Sunil Goyal
The rapid adoption of digital gate-management systems in India’s housing societies has brought convenience but also a growing wave of privacy anxieties particularly surrounding the widely used MyGate app. Though MyGate has not faced a publicly confirmed large-scale hacking event, the platform’s massive data collection, app-dependent approval system and past allegations of data misuse have raised serious concerns among residents, cybersecurity observers and civil-society groups.
For professionals working in sensitive and high-risk roles including judges, police officers, journalists, defence personnel, bureaucrats, national intelligence and other government functionaries these concerns translate directly into personal safety risks.
The platform gathers extensive information, visitor logs, domestic staff details, vehicle numbers, flat information and even lifestyle patterns via integrations with delivery apps like Swiggy, Zomato and Dunzo. This creates detailed behavioural profiles showing when residents are home or away, who visits them, how frequently they order food and what kind of household support they use.
If such data were ever leaked, sold or accessed improperly, it could enable targeted surveillance, blackmail, stalking or burglary. Privacy experts warn that individuals in sensitive professions are especially vulnerable, as exposure of their personal movements or visitor interactions can aid adversaries, criminals and hostile actors.
Concerns escalated after real-world incidents involving MyGate came to light. In 2020, MyGate and its competitor NoBroker filed police complaints accusing each other of stealing customer data, including confidential contact details of residential committees.
Such allegations, even without a large hacker breach, demonstrate risks of internal misuse, corporate espionage and unauthorized access to resident information. MyGate has also publicly warned its users about fraudulent companies impersonating MyGate staff and attempting to collect resident data by offering freebies or incentives and incident that highlights how easily personal data can be targeted or exploited.
Additionally, residents have reported automatic data-sharing with delivery partners, visitor logs being retained longer than necessary /and instances of misconfigured approvals appearing even without direct gate verification.
Equally troubling is the gradual phasing out of the traditional manual telecom system.

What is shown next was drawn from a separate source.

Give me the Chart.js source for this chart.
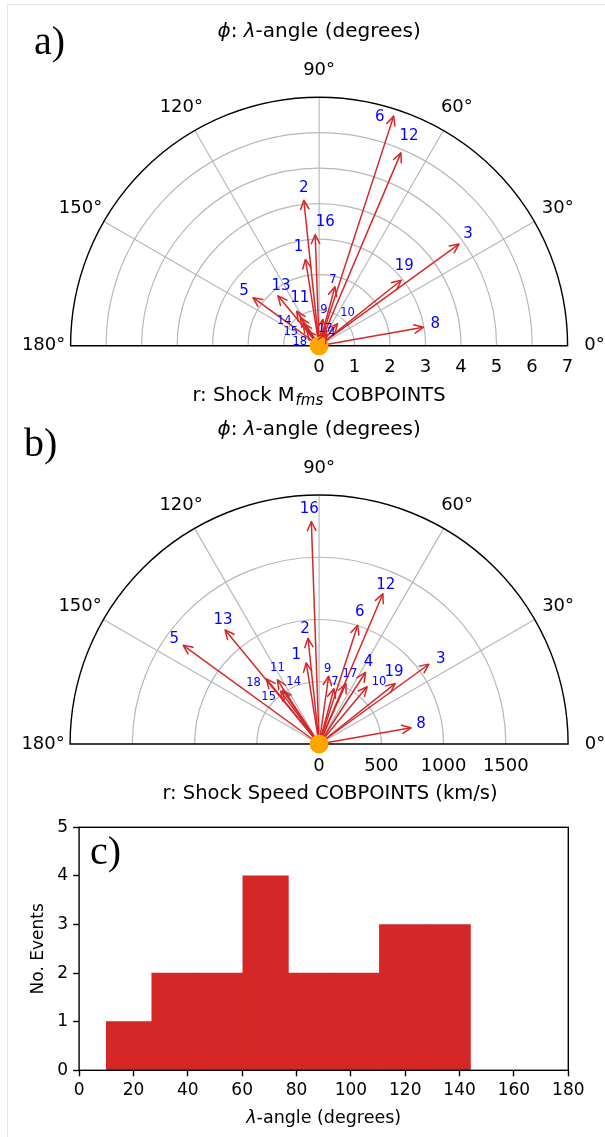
<!DOCTYPE html>
<html>
<head>
<meta charset="utf-8">
<script src="https://cdn.jsdelivr.net/npm/chart.js@4.4.1/dist/chart.umd.min.js"></script>
<style>
body { margin: 0; background: #fff; width: 605px; height: 1137px; position: relative; overflow: hidden; }
canvas { position: absolute; left: 0; }
#edge { position: absolute; left: 7px; top: 4px; width: 700px; height: 1200px; border-left: 1px solid #e6e6e6; border-top: 1px solid #e6e6e6; }
</style>
</head>
<body>
<div id="edge"></div>
<canvas id="chartA" width="605" height="410" style="top:0"></canvas>
<canvas id="chartB" width="605" height="400" style="top:410px"></canvas>
<canvas id="chartC" width="605" height="337" style="top:800px"></canvas>
<script>
// Event numbers and their lambda angle (degrees)
const eventIds = [1, 2, 3, 4, 5, 6, 7, 8, 9, 10, 11, 12, 13, 14, 15, 16, 17, 18, 19];
const lambdaAngle = [99, 96, 36, 57, 144, 72, 75, 10, 82, 50, 123, 67, 129.5, 124, 126, 92, 66, 129, 38.5];

// Radial quantities for each event
const machFms = [2.46, 4.12, 4.87, 0.40, 2.30, 6.80, 1.72, 2.98, 0.75, 0.81, 1.16, 5.90, 1.82, 0.95, 0.78, 3.13, 0.50, 0.55, 2.96];
const shockSpeed = [660, 854, 1090, 685, 1349, 1003, 460, 750, 550, 600, 615, 1311, 1187, 523, 525, 1788, 530, 672, 780];

// Histogram of lambda angle
const histEdges = [10, 26.75, 43.5, 60.25, 77, 93.75, 110.5, 127.25, 144];
const histCounts = [1, 2, 2, 4, 2, 2, 3, 3];

// Tick values
const thetaTicks = [0, 30, 60, 90, 120, 150, 180];
const machTicks = [0, 1, 2, 3, 4, 5, 6, 7];
const speedTicks = [0, 500, 1000, 1500];

const RED = '#d62728';
const BLUE = '#0000ff';
const GRID = '#b8b8b8';
const FONT = '"DejaVu Sans", sans-serif';
const SERIF = '"Liberation Serif", "DejaVu Serif", serif';

Chart.defaults.font.family = FONT;
Chart.defaults.color = '#000';

function fontFor(style, size) {
    if (style === 'i') return 'italic ' + size + 'px ' + FONT;
    if (style === 'sub') return 'italic ' + Math.round(size * 0.75) + 'px ' + FONT;
    return size + 'px ' + FONT;
}

// Draw text made of plain / italic / subscript pieces, centred on (cx, cy)
function drawRich(ctx, parts, cx, cy, size, angle) {
    ctx.save();
    ctx.translate(cx, cy);
    if (angle) ctx.rotate(angle);
    ctx.textBaseline = 'middle';
    ctx.textAlign = 'left';
    ctx.fillStyle = '#000';
    let total = 0;
    const widths = parts.map(([t, s]) => {
        ctx.font = fontFor(s, size);
        const w = ctx.measureText(t).width + (s === 'sub' ? 3 : 0);
        total += w;
        return w;
    });
    let x = -total / 2;
    parts.forEach(([t, s], i) => {
        ctx.font = fontFor(s, size);
        ctx.fillText(t, x + (s === 'sub' ? 1 : 0), s === 'sub' ? size * 0.28 : 0);
        x += widths[i];
    });
    ctx.restore();
}

function drawLetter(ctx, text, x, y) {
    ctx.save();
    ctx.font = '40px ' + SERIF;
    ctx.fillStyle = '#000';
    ctx.textAlign = 'left';
    ctx.textBaseline = 'middle';
    ctx.fillText(text, x, y);
    ctx.restore();
}

// Label placement next to each arrow tip (pixels)
const nudgeA = {1: [-7, -12], 2: [0, -12], 3: [9, -10], 4: [5, -1], 5: [-9, -7], 6: [-14, 1], 7: [-2, -7],
    8: [12, -3], 9: [1, -9], 10: [10, -11], 11: [3, -13], 12: [8, -17], 13: [3, -10], 14: [-16, 3],
    15: [-12, 9], 16: [10, -13], 17: [-1, 0], 18: [-7, 11], 19: [3, -14]};
const nudgeB = {1: [-10, -8], 2: [-3, -9], 3: [12, -5], 4: [3, -10], 5: [-9, -6], 6: [2, -13], 7: [1, -7],
    8: [10, -4], 9: [-1, -7], 10: [12, -5], 11: [0, -12], 12: [3, -9], 13: [-2, -10], 14: [11, -8],
    15: [-12, 6], 16: [-2, -12], 17: [4, -10], 18: [-13, 4], 19: [-1, -11]};
const smallA = [4, 7, 9, 10, 14, 15, 17, 18];
const smallB = [7, 9, 10, 11, 14, 15, 17, 18];

function polarPlugin(opts) {
    return {
        id: 'polarPanel',
        beforeDatasetsDraw(chart) {
            const ctx = chart.ctx;
            const xs = chart.scales.x, ys = chart.scales.y;
            const cx = xs.getPixelForValue(0), cy = ys.getPixelForValue(0);
            const rx = v => xs.getPixelForValue(v) - cx;
            const ry = v => cy - ys.getPixelForValue(v);
            ctx.save();
            ctx.strokeStyle = GRID;
            ctx.lineWidth = 1.2;
            opts.rings.forEach(r => {
                ctx.beginPath();
                ctx.ellipse(cx, cy, rx(r), ry(r), 0, Math.PI, 2 * Math.PI);
                ctx.stroke();
            });
            thetaTicks.forEach(deg => {
                if (deg === 0 || deg === 180) return;
                const t = deg * Math.PI / 180;
                ctx.beginPath();
                ctx.moveTo(cx, cy);
                ctx.lineTo(cx + rx(opts.rMax) * Math.cos(t), cy - ry(opts.rMax) * Math.sin(t));
                ctx.stroke();
            });
            ctx.strokeStyle = '#000';
            ctx.lineWidth = 1.4;
            ctx.beginPath();
            ctx.ellipse(cx, cy, rx(opts.rMax), ry(opts.rMax), 0, Math.PI, 2 * Math.PI);
            ctx.closePath();
            ctx.stroke();
            ctx.restore();
        },
        afterDatasetsDraw(chart) {
            const ctx = chart.ctx;
            ctx.save();
            ctx.strokeStyle = RED;
            ctx.lineWidth = 1.5;
            ctx.lineCap = 'round';
            ctx.lineJoin = 'round';
            eventIds.forEach((id, i) => {
                const pts = chart.getDatasetMeta(i + 1).data;
                const a = pts[0], b = pts[1];
                const ang = Math.atan2(b.y - a.y, b.x - a.x);
                const c = Math.cos(ang), s = Math.sin(ang);
                const L = 9, W = 4.2;
                ctx.beginPath();
                ctx.moveTo(b.x - L * c + W * s, b.y - L * s - W * c);
                ctx.lineTo(b.x, b.y);
                ctx.lineTo(b.x - L * c - W * s, b.y - L * s + W * c);
                ctx.stroke();
            });
            ctx.fillStyle = BLUE;
            ctx.textAlign = 'center';
            ctx.textBaseline = 'middle';
            eventIds.forEach((id, i) => {
                const b = chart.getDatasetMeta(i + 1).data[1];
                const n = opts.nudges[id];
                ctx.font = (opts.small.includes(id) ? 11.5 : 15) + 'px ' + FONT;
                ctx.fillText(String(id), b.x + n[0], b.y + n[1]);
            });
            ctx.restore();
        },
        afterDraw(chart) {
            const ctx = chart.ctx;
            const xs = chart.scales.x, ys = chart.scales.y;
            const cx = xs.getPixelForValue(0), cy = ys.getPixelForValue(0);
            const Rx = xs.getPixelForValue(opts.rMax) - cx;
            const Ry = cy - ys.getPixelForValue(opts.rMax);
            ctx.save();
            ctx.fillStyle = '#000';
            ctx.textAlign = 'center';
            ctx.textBaseline = 'middle';
            ctx.font = '18px ' + FONT;
            thetaTicks.forEach(deg => {
                const t = deg * Math.PI / 180;
                ctx.fillText(deg + '°', cx + (Rx + 27) * Math.cos(t), cy - (Ry + 27) * Math.sin(t));
            });
            opts.rTicks.forEach(v => {
                ctx.fillText(String(v), xs.getPixelForValue(v), cy + 22);
            });
            ctx.restore();
            drawRich(ctx, [['ϕ', 'i'], [': ', ''], ['λ', 'i'], ['-angle (degrees)', '']], cx, opts.titleY, 20);
            drawRich(ctx, opts.xlabel, opts.xlabelX, cy + 50, 19.5);
            drawLetter(ctx, opts.letter, opts.letterX, opts.letterY);
        }
    };
}

function polarDatasets(values) {
    const sets = [{
        data: [{x: 0, y: 0}],
        pointRadius: 9.5,
        pointBackgroundColor: '#ffa500',
        pointBorderWidth: 0,
        order: 0,
        clip: false
    }];
    eventIds.forEach((id, i) => {
        const t = lambdaAngle[i] * Math.PI / 180;
        sets.push({
            label: String(id),
            data: [{x: 0, y: 0}, {x: values[i] * Math.cos(t), y: values[i] * Math.sin(t)}],
            showLine: true,
            borderColor: RED,
            borderWidth: 1.5,
            pointRadius: 0,
            order: 1,
            clip: false
        });
    });
    return sets;
}

function polarChart(id, values, rMax, padding, plugin) {
    return new Chart(document.getElementById(id), {
        type: 'scatter',
        data: {datasets: polarDatasets(values)},
        options: {
            responsive: false,
            animation: false,
            events: [],
            layout: {padding: padding},
            plugins: {legend: {display: false}, tooltip: {enabled: false}},
            scales: {
                x: {type: 'linear', min: -rMax, max: rMax, display: false},
                y: {type: 'linear', min: 0, max: rMax, display: false}
            }
        },
        plugins: [plugin]
    });
}

// a) Mach number polar view
polarChart('chartA', machFms, 7, {left: 70.6, right: 37.4, top: 97.2, bottom: 64.3}, polarPlugin({
    rMax: 7, rings: [1, 2, 3, 4, 5, 6], rTicks: machTicks,
    nudges: nudgeA, small: smallA, titleY: 32,
    xlabel: [['r: Shock M', ''], ['fms', 'sub'], [' COBPOINTS', '']], xlabelX: 319,
    letter: 'a)', letterX: 34, letterY: 43
}));

// b) Shock speed polar view
polarChart('chartB', shockSpeed, 2000, {left: 70.1, right: 36.9, top: 85, bottom: 66}, polarPlugin({
    rMax: 2000, rings: [500, 1000, 1500], rTicks: speedTicks,
    nudges: nudgeB, small: smallB, titleY: 20,
    xlabel: [['r: Shock Speed COBPOINTS (km/s)', '']], xlabelX: 330,
    letter: 'b)', letterX: 24, letterY: 35
}));

// c) Histogram of lambda angle
const histData = histCounts.map((c, i) => ({x: (histEdges[i] + histEdges[i + 1]) / 2, y: c}));

new Chart(document.getElementById('chartC'), {
    type: 'bar',
    data: {
        datasets: [{
            data: histData,
            backgroundColor: RED,
            borderWidth: 0,
            barPercentage: 1,
            categoryPercentage: 1
        }]
    },
    options: {
        responsive: false,
        animation: false,
        events: [],
        layout: {padding: {left: 0, right: 36.7, top: 27.3, bottom: 0}},
        plugins: {legend: {display: false}, tooltip: {enabled: false}},
        scales: {
            x: {
                type: 'linear', min: 0, max: 180, offset: false,
                ticks: {stepSize: 20, font: {size: 17}, padding: 4, maxRotation: 0},
                grid: {offset: false, drawOnChartArea: false, tickLength: 6, tickColor: '#000', tickWidth: 1.4},
                border: {display: false},
                afterFit: s => { s.height = 66.7; }
            },
            y: {
                min: 0, max: 5,
                ticks: {stepSize: 1, font: {size: 17}, padding: 5},
                grid: {drawOnChartArea: false, tickLength: 6, tickColor: '#000', tickWidth: 1.4},
                border: {display: false},
                afterFit: s => { s.width = 79.1; }
            }
        }
    },
    plugins: [{
        id: 'histFrame',
        afterDraw(chart) {
            const ctx = chart.ctx;
            const a = chart.chartArea;
            ctx.save();
            ctx.strokeStyle = '#000';
            ctx.lineWidth = 1.4;
            ctx.strokeRect(a.left, a.top, a.right - a.left, a.bottom - a.top);
            ctx.restore();
            drawRich(ctx, [['λ', 'i'], ['-angle (degrees)', '']], (a.left + a.right) / 2, 318, 17.5);
            drawRich(ctx, [['No. Events', '']], 38.6, (a.top + a.bottom) / 2, 17, -Math.PI / 2);
            drawLetter(ctx, 'c)', 90, 53);
        }
    }]
});
</script>
</body>
</html>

Earlier, guards phoned residents directly to confirm visitor entry, leaving no digital footprint and storing no personal behaviour data. The shift to a fully app-based mechanism centralizes all activity into a single digital database, creating a high-value target for anyone seeking sensitive information.
For ordinary residents this is a privacy concern but for judges handling criminal cases, police officers investigating gangs, journalists working on sensitive stories or administrators involved in enforcement duties, this can become a direct threat to life and security.

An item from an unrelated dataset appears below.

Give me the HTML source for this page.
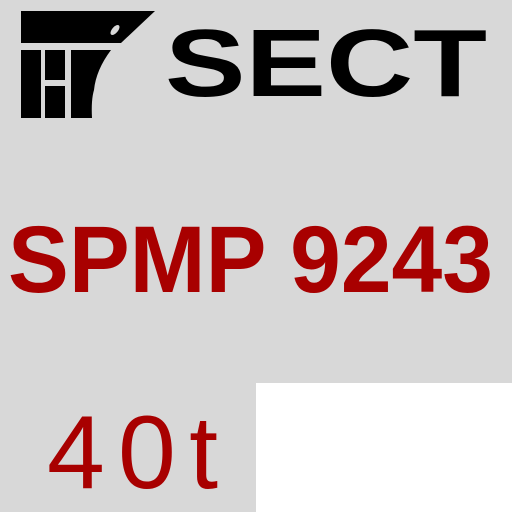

MyGate maintains that it follows strict security standards, including ISO 27001 compliance, GDPR-style controls, and regular vulnerability testing. It states that Resident Welfare Associations are the custodians of the data with MyGate serving only as an intermediary. However, experts note that India’s enforcement mechanisms for data-protection remain weak, leaving residents with limited recourse in cases of over-collection, misuse or unauthorized access.

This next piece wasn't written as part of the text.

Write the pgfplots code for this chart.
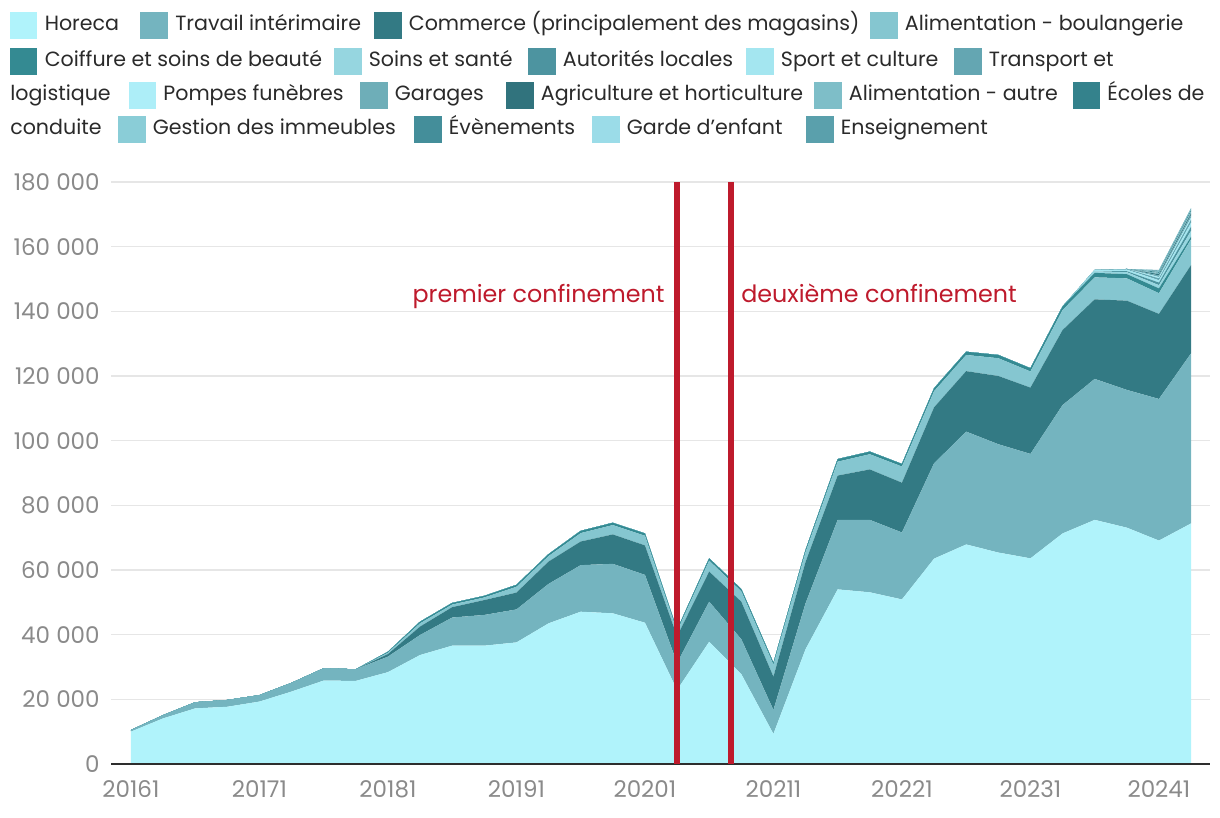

As societies adopt MyGate, the larger debate becomes one of safety versus convenience. Digital gatekeeping may streamline entry but without strong governance, data minimization and the continued option of manual telecom verification, it risks creating more problems than it solves. For communities that include government officers, security personnel, judicial staff or journalists, the stakes are far higher. In a landscape where even alleged corporate data theft between competitors has occurred, residents are increasingly asking whether a system designed for security might be exposing them to new vulnerabilities.